The bond between Mapei and the Guggenheim Foundation became firmly established following a series of contributions, the last one being an intervention on the café (Realtà Mapei International No. 62/2016) following the renovation work in 2009 on the main façade overlooking Canal Grande and on the façade which opens onto Rio delle Torreselle (Realtà Mapei International No. 31/2010).
THE 150 YEARS OF FRANK LLOYD WRIGHT AND THE GUGGENHEIM MUSEUM
The collaboration with Mapei started in 2007-2008 with the restoration work on the prestigious Solomon R. Guggenheim Museum of New York (Realtà Mapei International No. 27/2009), for which the architect Frank Lloyd Wright worked from 1943 until 1959, when it was inaugurated. This year marks the 150th anniversary of the birth of this great American architect, a key figure in the modernist movement and, undoubtedly, one of the most influential designers of the XX century, along with Mies van der Rohe, Le Corbusier and Alvar Aalto.
During his long professional career Wright, who died in 1959 at the age of 92, worked on around 1,100 different projects, only half of which were actually completed, including some of the most iconic examples of contemporary architecture: the Fallingwater House in 1937, the Price Tower, his only skyscraper, in 1952 and the Guggenheim Museum of New York.
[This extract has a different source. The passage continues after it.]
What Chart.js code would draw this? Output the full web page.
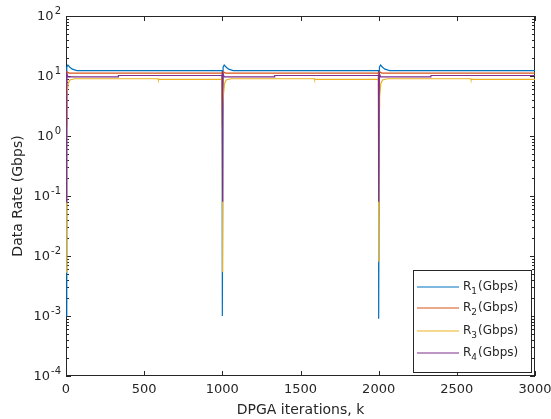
<!DOCTYPE html>
<html>
<head>
<meta charset="utf-8">
<script src="https://cdn.jsdelivr.net/npm/chart.js@4.4.0/dist/chart.umd.min.js"></script>
<style>
  html, body { margin: 0; padding: 0; background: #fff; }
  canvas { display: block; }
</style>
</head>
<body>
<canvas id="grafico" width="551" height="419"></canvas>
<script>
// Dados (iteração k, taxa em Gbps)
const iterR1 = [0, 5, 12, 25, 40, 70, 999, 1000, 1005, 1012, 1025, 1040, 1070, 1999, 2000, 2005, 2012, 2025, 2040, 2070, 3000]
const rateR1 = [0.001, 14, 15.2, 14, 13, 12.3, 12.3, 0.001, 14, 15.2, 14, 13, 12.3, 12.3, 0.0009, 14, 15.2, 14, 13, 12.3, 12.3]

const iterR2 = [0, 5, 20, 999, 1000, 1005, 1020, 1999, 2000, 2005, 2020, 3000]
const rateR2 = [1.5, 11.8, 11.2, 11.2, 1.5, 11.8, 11.2, 11.2, 1.5, 11.8, 11.2, 11.2]

const iterR3 = [0, 3, 6, 14, 25, 55, 589, 590, 999, 1000, 1003, 1006, 1014, 1025, 1055, 1589, 1590, 1999, 2000, 2003, 2006, 2014, 2025, 2055, 2589, 2590, 3000]
const rateR3 = [0.0054, 3.0, 4.5, 7.5, 8.6, 9.0, 9.0, 8.8, 8.8, 0.0054, 3.0, 4.5, 7.5, 8.6, 9.0, 9.0, 8.8, 8.8, 0.008, 3.0, 4.5, 7.5, 8.6, 9.0, 9.0, 8.8, 8.8]

const iterR4 = [0, 4, 12, 334, 335, 999, 1000, 1004, 1012, 1334, 1335, 1999, 2000, 2004, 2012, 2334, 2335, 3000]
const rateR4 = [0.08, 11, 9.7, 9.7, 10.2, 10.2, 0.08, 11, 9.7, 9.7, 10.2, 10.2, 0.08, 11, 9.7, 9.7, 10.2, 10.2]

const xTicks = [0, 500, 1000, 1500, 2000, 2500, 3000]
const yExpoentes = [-4, -3, -2, -1, 0, 1, 2]
const nomes = ['R₁(Gbps)', 'R₂(Gbps)', 'R₃(Gbps)', 'R₄(Gbps)']
const cores = ['#0072BD', '#D95319', '#EDB120', '#7E2F8E']

const FONTE = '"DejaVu Sans", sans-serif'
const series = [[iterR1, rateR1], [iterR2, rateR2], [iterR3, rateR3], [iterR4, rateR4]]

// Caixa e marcas dos eixos (por baixo das linhas, como no MATLAB)
const eixos = {
    id: 'eixos',
    beforeDatasetsDraw(chart) {
        const { ctx, chartArea: a, scales: { x, y } } = chart
        ctx.save()
        ctx.strokeStyle = '#262626'
        ctx.lineWidth = 1
        ctx.strokeRect(a.left + 0.5, a.top + 0.5, a.right - a.left - 1, a.bottom - a.top - 1)
        ctx.beginPath()
        xTicks.forEach(v => {
            const px = Math.round(x.getPixelForValue(v)) + 0.5
            ctx.moveTo(px, a.bottom); ctx.lineTo(px, a.bottom - 5)
            ctx.moveTo(px, a.top); ctx.lineTo(px, a.top + 5)
        })
        for (let e = -4; e <= 2; e++) {
            for (let m = 1; m <= 9; m++) {
                if (e === 2 && m > 1) break
                const py = Math.round(y.getPixelForValue(m * Math.pow(10, e))) + 0.5
                const len = m === 1 ? 5 : 3
                ctx.moveTo(a.left, py); ctx.lineTo(a.left + len, py)
                ctx.moveTo(a.right, py); ctx.lineTo(a.right - len, py)
            }
        }
        ctx.stroke()
        ctx.restore()
    },
    afterDraw(chart) {
        const { ctx, scales: { y } } = chart
        ctx.save()
        // Rótulos do eixo y com expoente
        ctx.fillStyle = '#262626'
        ctx.textBaseline = 'middle'
        yExpoentes.forEach(e => {
            const py = y.getPixelForValue(Math.pow(10, e))
            ctx.font = '10px ' + FONTE
            const exp = String(e)
            const we = ctx.measureText(exp).width
            ctx.textAlign = 'left'
            ctx.fillText(exp, 61 - we, py - 5)
            ctx.font = '13px ' + FONTE
            ctx.textAlign = 'right'
            ctx.fillText('10', 60 - we, py + 1)
        })
        // Legenda dentro da área do gráfico
        const lx = 413, ly = 270, lw = 118, lh = 102
        ctx.fillStyle = '#fff'
        ctx.fillRect(lx, ly, lw, lh)
        ctx.strokeStyle = '#262626'
        ctx.lineWidth = 1
        ctx.strokeRect(lx + 0.5, ly + 0.5, lw, lh)
        const ys = [287, 308, 331, 353]
        nomes.forEach((nome, i) => {
            ctx.strokeStyle = cores[i]
            ctx.lineWidth = 1.2
            ctx.beginPath()
            ctx.moveTo(417, ys[i]); ctx.lineTo(459, ys[i])
            ctx.stroke()
            ctx.fillStyle = '#262626'
            ctx.textAlign = 'left'
            ctx.textBaseline = 'middle'
            ctx.font = '12px ' + FONTE
            ctx.fillText('R', 463, ys[i])
            const wr = ctx.measureText('R').width
            ctx.font = '9px ' + FONTE
            const sub = String(i + 1)
            ctx.fillText(sub, 463 + wr, ys[i] + 5)
            const ws = ctx.measureText(sub).width
            ctx.font = '12px ' + FONTE
            ctx.fillText('(Gbps)', 463 + wr + ws + 1, ys[i])
        })
        ctx.restore()
    }
}

const ctx = document.getElementById('grafico').getContext('2d')
const grafico = new Chart(ctx, {
    type: 'line',
    data: {
        datasets: series.map(([k, r], i) => ({
            label: nomes[i],
            data: k.map((v, j) => ({ x: v, y: r[j] })),
            borderColor: cores[i],
            backgroundColor: cores[i],
            borderWidth: 1.2,
            pointRadius: 0,
            tension: 0,
            fill: false,
            clip: false,
            order: 4 - i
        }))
    },
    options: {
        responsive: false,
        animation: false,
        layout: { padding: { top: 16, right: 16, left: 0, bottom: 0 } },
        plugins: { legend: { display: false }, tooltip: { enabled: false } },
        scales: {
            x: {
                type: 'linear',
                min: 0,
                max: 3000,
                grid: { display: false, drawTicks: false },
                border: { display: false },
                afterBuildTicks: s => { s.ticks = xTicks.map(v => ({ value: v })) },
                afterFit: s => {
                    s.height = 43
                    s.paddingLeft = 0
                    s.paddingRight = 0
                },
                ticks: {
                    color: '#262626',
                    font: { family: FONTE, size: 13 },
                    padding: 6,
                    maxRotation: 0,
                    autoSkip: false,
                    callback: v => String(v)
                },
                title: {
                    display: true,
                    text: 'DPGA iterations, k',
                    color: '#262626',
                    font: { family: FONTE, size: 14 },
                    padding: { top: 0, bottom: 0 }
                }
            },
            y: {
                type: 'logarithmic',
                min: 1e-4,
                max: 1e2,
                grid: { display: false, drawTicks: false },
                border: { display: false },
                ticks: { display: false },
                afterFit: s => {
                    s.width = 66
                    s.paddingTop = 0
                    s.paddingBottom = 0
                },
                title: {
                    display: true,
                    text: 'Data Rate (Gbps)',
                    color: '#262626',
                    font: { family: FONTE, size: 14 },
                    padding: { top: 10, bottom: 0 }
                }
            }
        }
    },
    plugins: [eixos]
})
</script>
</body>
</html>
Numerous events have been organised in the United States to celebrate this anniversary, including the one to be held at the Museum of Modern Art-MoMA in New York, which will open the archives of the Wright Foundation, while the Guggenheim Museum kicked off its celebrations on the 8th of June, Wright’s birthday, with free tours of the building, lessons on the history of architecture and a display of archive photos of the building under construction.
The museum may rightly claim to be the sum of all the work of Lloyd Wright – unique for the form of its internal and external lines and its structural conception, but also for its intrinsic fragility: in fact, in 45 years, it has been restored 7 times.
And if today it is possible to admire this building without the signs left by time, it is all down to the most recent restoration work, which started in 2005 and was completed in 2008 for an overall cost of 30 million dollars. Restoration work which was preceded by 3 years of surveys, studies and analyses to identify the problems and find the best solutions.
Mapei was chosen directly by Integrated Conservation Resources, the company charged with the task of choosing the products and systems to be applied during the restoration work, which singled out Mapei as the best partner to tackle such a long, difficult operation. The intervention started with the removal of 11 layers of paint and continued, where required, with demolition of the concrete to expose the rebar, which was then passivated with MAPEFER 1K.
The concrete was integrated with PLANITOP XS thixotropic mortar and the cracks were sealed with MAPLEFEX AC4. All the external surfaces were then protected with MAPELASTIC two-component cementitious mortar, which is used to protect and waterproof concrete, with the more delicate areas reinforced with MAPETEX SEL micro-perforated fabric. Because of the movements the structure of the museum is subjected to, the finishing operation was carried out using ELASTOCOLOR RASANTE coloured, fibre-reinforced skimming compound applied by spray. The surfaces of the walls at street level were protected firstly with a cycle of MAPELASTIC, followed by a coat of ELASTOCOLOR WATERPROOF elastic paint, which is suitable for direct contact with water. Where necessary, the anti-graffiti product WALLGARD GRAFFITI BARRIER was also applied.
Once the restoration work had been completed, the Guggenheim Museum was officially reopened to the public on the 22nd of September 2008, in time to celebrate the 50thanniversary of its construction, thanks also to the contribution given by Mapei to the conservation of what is quite rightly considered one of the great masterpieces of modern architecture.